Simon and Halbig

Reproduction SH1079 open mouth with teeth, socket head (circumference 6.5 inches) from a one-off original mould on a 20cm composition Byron French body.
Reproduced as child doll. See below for further construction details.
Original doll by Simon and Halbig, a porcelain maker that was founded in Grafenhain, Thuringia, Germany in 1869. Primarily they manufactured dolls, but they also produced doll heads for other companies such as Kammer and Reinhardt, C. M. Bergmann, Heinrich Handwerck, Franz Schmidt, and Dressel. They remained in business until around 1930, but were bought by Kammer and Reinhardt in 1920, and some dolls bear both manufacturers marks. This company produced a large variety of dolls and some of them can be extremely valuable. SH1079 is not a rare doll and was produced in many sizes.

[Jan Foulke's Simon and Halbig Dolls, Pages 75-78]
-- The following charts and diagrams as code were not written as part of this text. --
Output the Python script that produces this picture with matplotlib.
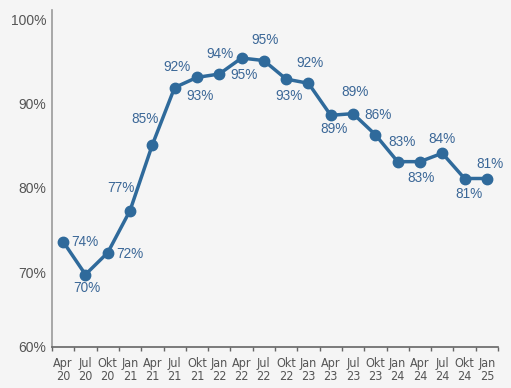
import matplotlib
matplotlib.use("Agg")
import matplotlib.pyplot as plt
from matplotlib import font_manager

months = ["Apr", "Jul", "Okt", "Jan", "Apr", "Jul", "Okt", "Jan", "Apr", "Jul",
          "Okt", "Jan", "Apr", "Jul", "Okt", "Jan", "Apr", "Jul", "Okt", "Jan"]
years = ["20", "20", "20", "21", "21", "21", "21", "22", "22", "22",
         "22", "23", "23", "23", "23", "24", "24", "24", "24", "25"]
values = [73.6, 69.7, 72.3, 77.3, 85.1, 91.9, 93.1, 93.5, 95.4, 95.1,
          92.9, 92.4, 88.6, 88.8, 86.3, 83.1, 83.1, 84.1, 81.1, 81.1]
labels = ["74%", "70%", "72%", "77%", "85%", "92%", "93%", "94%", "95%", "95%",
          "93%", "92%", "89%", "89%", "86%", "83%", "83%", "84%", "81%", "81%"]
# label offsets in pixels (dx, dy; dy positive = up)
offsets = [(22, 0), (1, -13), (22, -1), (-9, 23), (-7, 26), (2, 21), (3, -19), (1, 20),
           (3, -17), (1, 21), (3, -17), (2, 20), (3, -14), (2, 22), (3, 20), (4, 20),
           (1, -16), (0, 14), (4, -15), (3, 14)]

bg = "#f5f5f5"
blue = "#2f6a9b"
label_blue = "#3b6797"
gray = "#555555"

plt.rcParams["font.family"] = ["Liberation Sans", "DejaVu Sans"]

condensed = [f for f in font_manager.fontManager.ttflist
             if f.name == "DejaVu Sans" and f.stretch == "condensed"
             and f.style == "normal" and f.weight in (400, "normal", "book")]
if condensed:
    xfont = dict(fontproperties=font_manager.FontProperties(fname=condensed[0].fname, size=9.0))
else:
    xfont = dict(family="Liberation Sans", fontsize=8.8)

fig = plt.figure(figsize=(5.11, 3.88), dpi=100, facecolor=bg)
ax = fig.add_axes([52 / 511, 41 / 388, 446 / 511, 337 / 388], facecolor=bg)

x = list(range(len(values)))
ax.plot(x, values, color=blue, lw=2.5, marker="o", markersize=7.5, zorder=3)

px = 72 / 100
for xi, v, lab, (dx, dy) in zip(x, values, labels, offsets):
    ax.annotate(lab, (xi, v), xytext=(dx * px, dy * px), textcoords="offset points",
                ha="center", va="center", fontsize=9.8, color=label_blue,
                family="Liberation Sans")

ax.set_xlim(-0.5, len(values) - 0.5)
ax.set_ylim(61.1, 101.1)

ax.set_yticks([61.1, 70, 80, 90, 100])
ax.set_yticklabels(["60%", "70%", "80%", "90%", "100%"], fontsize=10, color=gray,
                   family="Liberation Sans")
ax.tick_params(axis="y", length=0, pad=4)

ax.set_xticks(x)
ax.set_xticklabels([f"{m}\n{y}" for m, y in zip(months, years)], color=gray,
                   linespacing=1.0, **xfont)
ax.tick_params(axis="x", which="major", length=0, pad=7)
ax.set_xticks([i - 0.5 for i in range(len(values) + 1)], minor=True)
ax.tick_params(axis="x", which="minor", length=3, width=1, color="#666666", direction="out")

for s in ["top", "right"]:
    ax.spines[s].set_visible(False)
ax.spines["left"].set_color("#9a9a9a")
ax.spines["left"].set_linewidth(1.2)
ax.spines["bottom"].set_color("#666666")
ax.spines["bottom"].set_linewidth(1.2)

fig.savefig("out.png", dpi=100, facecolor=bg)
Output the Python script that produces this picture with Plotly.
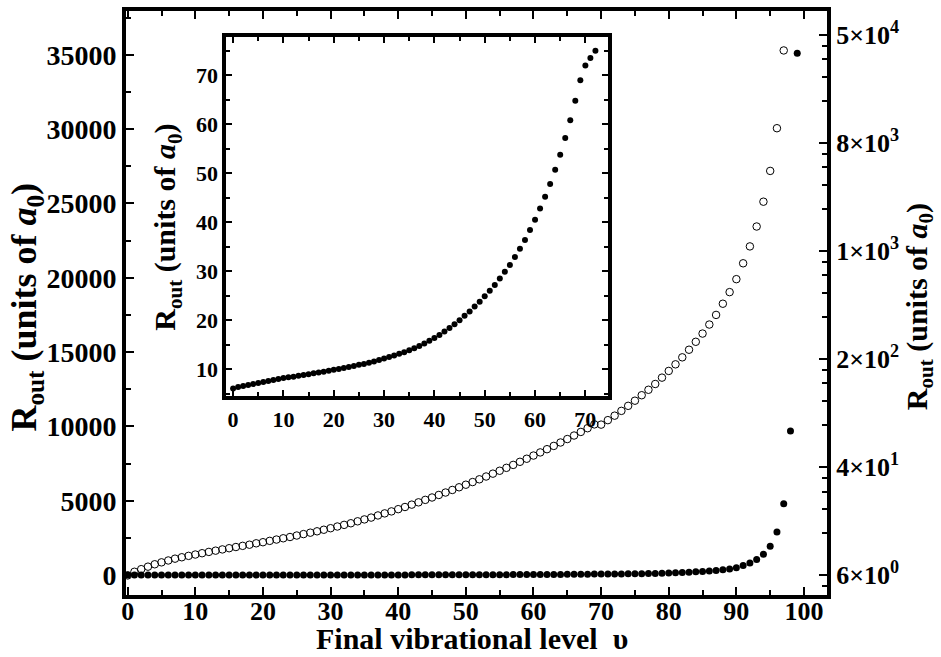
import plotly.graph_objects as go

# ---------------- data ----------------
# filled dots: R_out (units of a0) vs final vibrational level v (linear left axis)
v_filled = list(range(0, 100))
r_filled = [
    6.1, 6.4, 6.6, 6.8, 7.0, 7.2, 7.4, 7.6, 7.8, 8.0,
    8.2, 8.35, 8.5, 8.7, 8.85, 9.0, 9.2, 9.35, 9.5, 9.7,
    9.9, 10.05, 10.25, 10.45, 10.65, 10.9, 11.1, 11.35, 11.6, 11.9,
    12.2, 12.5, 12.8, 13.15, 13.5, 13.9, 14.3, 14.75, 15.25, 15.8,
    16.4, 17.0, 17.7, 18.4, 19.2, 20.0, 20.9, 21.8, 22.8, 23.8,
    24.9, 26.0, 27.2, 28.5, 29.9, 31.3, 32.9, 34.6, 36.4, 38.4,
    40.5, 42.8, 45.2, 47.8, 50.7, 53.8, 57.2, 60.8, 64.8, 69.0,
    72.0, 73.5, 75.0, 80, 86, 92, 99, 107, 116, 128,
    150, 165, 182, 200, 222, 248, 278, 315, 360, 420,
    500, 640, 820, 1050, 1400, 1950, 2900, 4800, 9700, 35100,
]

# open circles: R_out on the logarithmic right axis
v_open = list(range(0, 98))
r_open = [
    6.4, 6.8, 7.1, 7.4, 7.7, 7.95, 8.2, 8.45, 8.65, 8.85,
    9.05, 9.25, 9.45, 9.65, 9.85, 10.05, 10.25, 10.45, 10.65, 10.9,
    11.1, 11.35, 11.6, 11.85, 12.1, 12.4, 12.7, 13.0, 13.3, 13.65,
    14.0, 14.4, 14.8, 15.2, 15.7, 16.2, 16.7, 17.3, 17.9, 18.5,
    19.2, 19.9, 20.7, 21.5, 22.4, 23.3, 24.3, 25.3, 26.4, 27.6,
    28.8, 30.1, 31.5, 33.0, 34.6, 36.3, 38.1, 40.0, 42.1, 44.3,
    46.7, 49.2, 51.9, 54.8, 58.0, 61.4, 65.1, 69.1, 73.5, 78.3,
    78.0, 84.0, 90.5, 98.0, 106.5, 116, 127, 139, 153, 170,
    190, 212, 238, 270, 308, 353, 410, 481, 579, 702,
    870, 1132, 1498, 2083, 3143, 5237, 10630, 38600,
]

# inset: first levels only
inset_n = 73

# axis ticks
x_ticks = [0, 10, 20, 30, 40, 50, 60, 70, 80, 90, 100]
y_left_ticks = [0, 5000, 10000, 15000, 20000, 25000, 30000, 35000]
y_right_ticks = [50000 / 6 ** k for k in range(5, -1, -1)]
y_right_text = ["6×10<sup>0</sup>", "4×10<sup>1</sup>", "2×10<sup>2</sup>",
                "1×10<sup>3</sup>", "8×10<sup>3</sup>", "5×10<sup>4</sup>"]
y_right_minor = [m * t / 6 for t in y_right_ticks for m in (2, 3, 4, 5)] + \
                [m * y_right_ticks[-1] for m in (2, 3, 4, 5)]
inset_x_ticks = [0, 10, 20, 30, 40, 50, 60, 70]
inset_y_ticks = [10, 20, 30, 40, 50, 60, 70]

FONT = "Liberation Serif"
ytitle = "<b>R<sub>out</sub> (units of <i>a</i><sub>0</sub>)</b>"

fig = go.Figure()
fig.add_trace(go.Scatter(
    x=v_open, y=r_open, mode="markers", yaxis="y3", xaxis="x",
    marker=dict(symbol="circle-open", size=7.5, color="black", line=dict(width=1)),
    showlegend=False, cliponaxis=False))
fig.add_trace(go.Scatter(
    x=v_filled, y=r_filled, mode="markers", xaxis="x", yaxis="y",
    marker=dict(symbol="circle", size=7, color="black"),
    showlegend=False, cliponaxis=False))
fig.add_trace(go.Scatter(
    x=v_filled[:inset_n], y=r_filled[:inset_n], mode="markers", xaxis="x2", yaxis="y2",
    marker=dict(symbol="circle", size=6, color="black"),
    showlegend=False, cliponaxis=False))

axis_common = dict(showgrid=False, zeroline=False, showline=True, linecolor="black",
                   linewidth=4, ticks="inside", tickcolor="black")
TICK = dict(size=28, family=FONT, weight="bold")
RTICK = dict(size=26, family=FONT, weight="bold")
ITICK = dict(size=22, family=FONT, weight="bold")

fig.update_layout(
    width=941, height=657,
    margin=dict(l=126, r=114, t=7, b=62),
    paper_bgcolor="white", plot_bgcolor="white",
    font=dict(family=FONT, color="black"),
    xaxis=dict(**axis_common, range=[-0.25, 103.4], tickvals=x_ticks,
               ticklen=8, tickwidth=2, mirror="ticks", ticklabelstandoff=-10,
               minor=dict(ticks="inside", dtick=5, ticklen=5, tickwidth=2, tickcolor="black"),
               tickfont=dict(size=26, family=FONT, weight="bold")),
    yaxis=dict(**axis_common, range=[-1336, 37940], tickvals=y_left_ticks, tickformat="d",
               ticklen=8, tickwidth=2,
               minor=dict(ticks="inside", dtick=2500, ticklen=5, tickwidth=2, tickcolor="black"),
               tickfont=TICK),
    yaxis3=dict(**axis_common, overlaying="y", side="right", type="log",
                range=[0.6652, 4.8706], tickvals=y_right_ticks, ticktext=y_right_text,
                ticklen=8, tickwidth=2,
                minor=dict(ticks="inside", tickvals=y_right_minor, ticklen=5, tickwidth=2,
                           tickcolor="black"),
                tickfont=RTICK),
    xaxis2=dict(**axis_common, domain=[0.1431, 0.6876], anchor="y2", range=[-1.35, 74.5],
                tickvals=inset_x_ticks, ticklen=6, tickwidth=2, mirror="ticks",
                minor=dict(ticks="inside", dtick=5, ticklen=4, tickwidth=2, tickcolor="black"),
                tickfont=ITICK),
    yaxis2=dict(**axis_common, domain=[0.3401, 0.9563], anchor="x2", range=[4.47, 77.9],
                tickvals=inset_y_ticks, ticklen=6, tickwidth=2, mirror="ticks",
                minor=dict(ticks="inside", dtick=5, ticklen=4, tickwidth=2, tickcolor="black"),
                tickfont=ITICK),
    annotations=[
        dict(text="<b>Final vibrational level  υ</b>", xref="paper", yref="paper",
             x=0.4936, y=-0.1054, xanchor="center", yanchor="bottom", showarrow=False,
             font=dict(size=30, family=FONT)),
        dict(text=ytitle, xref="paper", yref="paper", x=-0.142, y=0.493,
             xanchor="center", yanchor="middle", textangle=-90, showarrow=False,
             font=dict(size=36, family=FONT)),
        dict(text=ytitle, xref="paper", yref="paper", x=1.1313, y=0.493,
             xanchor="center", yanchor="middle", textangle=-90, showarrow=False,
             font=dict(size=30, family=FONT)),
        dict(text=ytitle, xref="paper", yref="paper", x=0.0585, y=0.629,
             xanchor="center", yanchor="middle", textangle=-90, showarrow=False,
             font=dict(size=30, family=FONT)),
    ],
)

fig.write_html("out.html")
I wanted to make a doll with a wardrobe but as yet have not managed to interest myself in lady dolls with thousands of detailed little possessions. I was however inspired by the book Bleuette: the Doll and Her Wardrobe by Barbara Hiliker. I used the patterns in this book as well as some of the huge number of patterns published over the past years in Doll Crafter and Doll Costuming magazines. There is a lot of reference information about Bleuettes as they are very popular these days; however I do not think they are very pretty dolls. I am sure they are cute and a delight to own, but mostly not very pretty. Thus I chose to make Simon and Halbig 1079, and steal her clothes from Bleuette's vast range of outfits. Here they are:

The SH1079 is a very pretty little doll that was made in a huge range of sizes. I have two "Rescue" heads - one in a very small size (probably a 6 or 8 inch doll when I restore it) and one which will probably be about 16 inches in height. Dolls of this type can be seen at auction as much as 36 inches in height or more. In addition to the section in Jan Foulke's book referenced above, there are 4 photographs of SH1079 in Antique Dolls of China and Bisque by Marjory Fainges, where SH1079 appears in the guise of a swimming doll, as well as her more usual forms.
Bleuette is a doll that was offered to young girls in France from 1905-1960, and was only available through La Semaine de Suzette, a weekly periodical for girls. The magazine was filled with games, crafts, recipes and stories along with patterns to make clothing for Bleuette. There were more than 1,060 patterns published over the 55 years Bleuette was produced. The first Bleuette dolls are known as the "Première Bleuette". These dolls were given free to girls for placing an order for a one-year subscription to La Semaine de Suzette before its first publication (February 1905) and only available until one month after publication (March 1905). There were 20,000 Première dolls ordered for the initial advertisement that offered a Jumeau doll (made by Société Francçaise de Fabrication de Bébés et Jouets or also known as S.F.B.J.) and 60,000 subscription forms were received for the magazine. The first supply of Bleuettes were gone before the first issue was even released. A different mould was found to replace the Première head and over the years, Bleuette's head changed several times.
Although I obviously wanted to play with the doll and clothes (driven by an unrequited urge to own a Sindy doll when I was 8) she has a new life now with Fran - and a new identity as Alice. I may assuage my urges by making more outfits; there are so many authentic patterns to choose from, covering so many fashion eras. Who knows? So many ideas but so little time.